> Task to complete: Pictures stay out. Extract the lines below from the first one through the line with "760, 790, 810, 840, 870, 900, 940, 970, 1000];", both included.

> Available data:

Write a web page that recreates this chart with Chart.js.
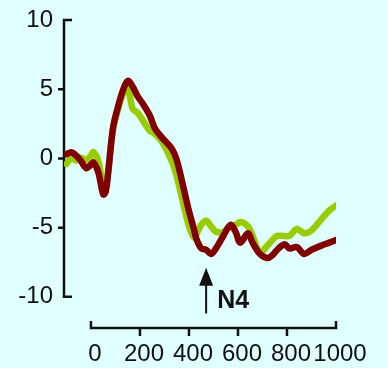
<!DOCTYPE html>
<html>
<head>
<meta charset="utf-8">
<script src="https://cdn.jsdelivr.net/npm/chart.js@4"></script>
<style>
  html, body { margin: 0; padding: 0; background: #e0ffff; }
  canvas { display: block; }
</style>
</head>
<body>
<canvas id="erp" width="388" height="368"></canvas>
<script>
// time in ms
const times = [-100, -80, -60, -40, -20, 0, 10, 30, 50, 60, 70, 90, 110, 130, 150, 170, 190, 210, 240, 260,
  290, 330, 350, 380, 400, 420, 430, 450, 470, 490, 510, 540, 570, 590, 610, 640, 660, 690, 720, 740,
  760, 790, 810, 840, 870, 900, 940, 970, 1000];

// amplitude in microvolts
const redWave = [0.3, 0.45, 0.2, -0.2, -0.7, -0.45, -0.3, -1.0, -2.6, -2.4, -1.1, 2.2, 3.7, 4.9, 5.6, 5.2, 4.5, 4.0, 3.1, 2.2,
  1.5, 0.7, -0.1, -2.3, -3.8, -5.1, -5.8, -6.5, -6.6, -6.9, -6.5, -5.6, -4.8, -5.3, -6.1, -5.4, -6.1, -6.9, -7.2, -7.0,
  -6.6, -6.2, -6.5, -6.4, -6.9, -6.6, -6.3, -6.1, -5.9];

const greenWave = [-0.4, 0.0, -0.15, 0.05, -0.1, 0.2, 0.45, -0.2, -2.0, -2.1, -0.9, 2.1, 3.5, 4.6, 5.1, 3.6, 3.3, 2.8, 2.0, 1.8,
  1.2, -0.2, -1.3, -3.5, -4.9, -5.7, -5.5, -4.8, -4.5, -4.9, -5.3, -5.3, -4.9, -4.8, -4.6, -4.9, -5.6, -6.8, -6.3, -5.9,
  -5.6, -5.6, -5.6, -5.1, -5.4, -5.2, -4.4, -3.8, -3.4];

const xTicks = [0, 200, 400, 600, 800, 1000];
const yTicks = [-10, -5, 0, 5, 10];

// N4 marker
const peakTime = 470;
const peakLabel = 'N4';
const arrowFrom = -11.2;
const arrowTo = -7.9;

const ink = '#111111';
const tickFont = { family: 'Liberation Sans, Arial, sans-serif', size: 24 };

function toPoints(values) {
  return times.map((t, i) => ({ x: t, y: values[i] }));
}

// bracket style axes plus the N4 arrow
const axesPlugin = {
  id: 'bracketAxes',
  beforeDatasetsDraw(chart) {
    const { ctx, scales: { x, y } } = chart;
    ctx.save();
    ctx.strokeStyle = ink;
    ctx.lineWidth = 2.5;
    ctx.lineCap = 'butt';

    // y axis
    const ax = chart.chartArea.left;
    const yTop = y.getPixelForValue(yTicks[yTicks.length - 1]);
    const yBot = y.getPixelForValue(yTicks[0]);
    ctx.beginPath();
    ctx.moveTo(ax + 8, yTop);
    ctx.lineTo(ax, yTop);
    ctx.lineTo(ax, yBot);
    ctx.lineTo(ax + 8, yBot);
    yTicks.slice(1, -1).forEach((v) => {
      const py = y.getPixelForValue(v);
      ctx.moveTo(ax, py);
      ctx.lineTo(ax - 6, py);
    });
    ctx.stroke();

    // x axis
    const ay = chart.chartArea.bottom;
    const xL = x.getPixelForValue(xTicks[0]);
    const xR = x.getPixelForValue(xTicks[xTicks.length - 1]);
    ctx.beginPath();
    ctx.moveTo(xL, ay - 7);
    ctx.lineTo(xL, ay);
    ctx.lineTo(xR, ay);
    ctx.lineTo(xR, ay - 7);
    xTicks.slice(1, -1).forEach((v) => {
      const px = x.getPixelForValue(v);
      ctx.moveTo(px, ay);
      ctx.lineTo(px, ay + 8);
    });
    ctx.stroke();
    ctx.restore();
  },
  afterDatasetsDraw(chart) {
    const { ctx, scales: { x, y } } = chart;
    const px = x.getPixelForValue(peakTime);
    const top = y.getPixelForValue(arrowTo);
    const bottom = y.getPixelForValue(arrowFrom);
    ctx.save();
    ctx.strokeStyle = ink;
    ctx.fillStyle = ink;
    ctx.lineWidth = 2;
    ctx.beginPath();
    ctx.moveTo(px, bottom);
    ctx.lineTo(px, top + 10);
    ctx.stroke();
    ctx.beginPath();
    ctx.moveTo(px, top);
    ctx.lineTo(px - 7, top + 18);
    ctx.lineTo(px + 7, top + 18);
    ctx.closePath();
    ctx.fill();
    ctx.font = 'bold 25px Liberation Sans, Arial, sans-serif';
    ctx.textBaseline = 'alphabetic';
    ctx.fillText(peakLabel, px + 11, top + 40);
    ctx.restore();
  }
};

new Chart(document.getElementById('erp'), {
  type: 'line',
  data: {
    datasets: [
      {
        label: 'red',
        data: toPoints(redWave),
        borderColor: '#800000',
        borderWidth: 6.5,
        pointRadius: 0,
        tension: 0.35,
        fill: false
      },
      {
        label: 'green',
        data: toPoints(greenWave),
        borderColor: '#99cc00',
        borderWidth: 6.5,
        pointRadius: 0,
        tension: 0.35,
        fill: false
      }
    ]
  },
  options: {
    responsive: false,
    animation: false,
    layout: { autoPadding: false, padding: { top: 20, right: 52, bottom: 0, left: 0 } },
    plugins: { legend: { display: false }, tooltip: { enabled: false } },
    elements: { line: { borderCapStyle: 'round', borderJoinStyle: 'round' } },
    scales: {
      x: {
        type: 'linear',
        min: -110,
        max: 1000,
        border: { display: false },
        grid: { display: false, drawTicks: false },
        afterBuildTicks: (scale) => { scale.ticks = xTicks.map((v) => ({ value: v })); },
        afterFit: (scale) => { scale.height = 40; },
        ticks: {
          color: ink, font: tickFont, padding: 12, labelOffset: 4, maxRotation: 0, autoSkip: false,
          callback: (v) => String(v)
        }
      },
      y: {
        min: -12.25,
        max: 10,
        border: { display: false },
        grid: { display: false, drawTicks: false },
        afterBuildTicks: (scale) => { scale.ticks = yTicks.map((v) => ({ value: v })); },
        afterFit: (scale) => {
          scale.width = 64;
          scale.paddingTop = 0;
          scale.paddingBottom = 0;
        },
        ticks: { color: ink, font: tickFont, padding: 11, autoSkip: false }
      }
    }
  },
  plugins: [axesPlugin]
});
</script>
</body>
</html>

> Solved problem:
Write a web page that recreates this chart with Chart.js.
<!DOCTYPE html>
<html>
<head>
<meta charset="utf-8">
<script src="https://cdn.jsdelivr.net/npm/chart.js@4"></script>
<style>
  html, body { margin: 0; padding: 0; background: #e0ffff; }
  canvas { display: block; }
</style>
</head>
<body>
<canvas id="erp" width="388" height="368"></canvas>
<script>
// time in ms
const times = [-100, -80, -60, -40, -20, 0, 10, 30, 50, 60, 70, 90, 110, 130, 150, 170, 190, 210, 240, 260,
  290, 330, 350, 380, 400, 420, 430, 450, 470, 490, 510, 540, 570, 590, 610, 640, 660, 690, 720, 740,
  760, 790, 810, 840, 870, 900, 940, 970, 1000];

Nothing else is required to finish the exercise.